We know what Obama really thinks of Netanyahu; it was captured by the microphones while he was chatting with Nicolas Sarkozy in France. We know what Chamberlain really thought of Churchill, thanks to cabinet minutes disclosed to history. In both cases, something along the lines of, "knuckle-dragging warmongering idiot." In the end, it doesn't matter: Chamberlains get replaced by Churchills, not Lord Halifaxes.
Chamberlain knew perfectly well that Europe was sliding into war; that Britain could not hope to stay out of it. And in his defence, he was buying time for the rearmament of Britain, when he cynically affixed his signature at Munich.
And Obama knows, if less perfectly than Chamberlain, that he has a problem negotiations can't solve, only delay (at terrible cost over the longer term). But he is, nevertheless, trying to delay the fireworks until after his own November reelection.
So I don't think the comparison to Chamberlain is quite fair. The British prime minister was consciously playing for higher stakes than his own political survival.
For the revolutionary government of Iran, nuclear weapons are also a survival issue. The ayatollahs will no more desist from seeking nuclear weapons, than agree to retire after free and fair elections. It is not their country, but their regime they are preserving.

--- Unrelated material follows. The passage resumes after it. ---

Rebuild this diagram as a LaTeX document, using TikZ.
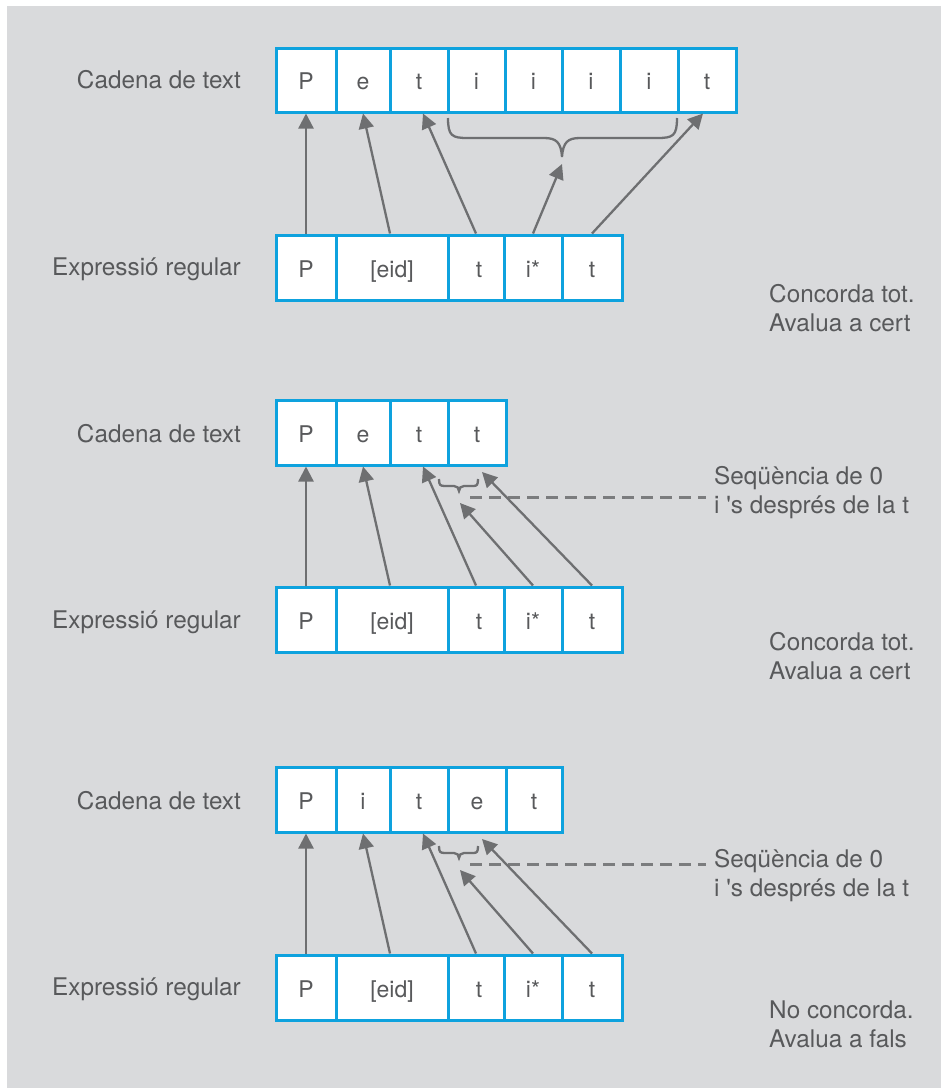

For Israel, the question isn't the survival of Netanyahu's government, but of Israel and her people. That is what puts Netanyahu's position, both at home and abroad, beyond conventional politics. He knows opinion polls have nothing to do with the hard reality; that Iran does not relent if his government falls.
Action appears unavoidable, from this last, Israeli view. But not in days or weeks, nor in years. I think we can translate Netanyahu's reply to inquiring Israeli media into the inevitable answer. "Months."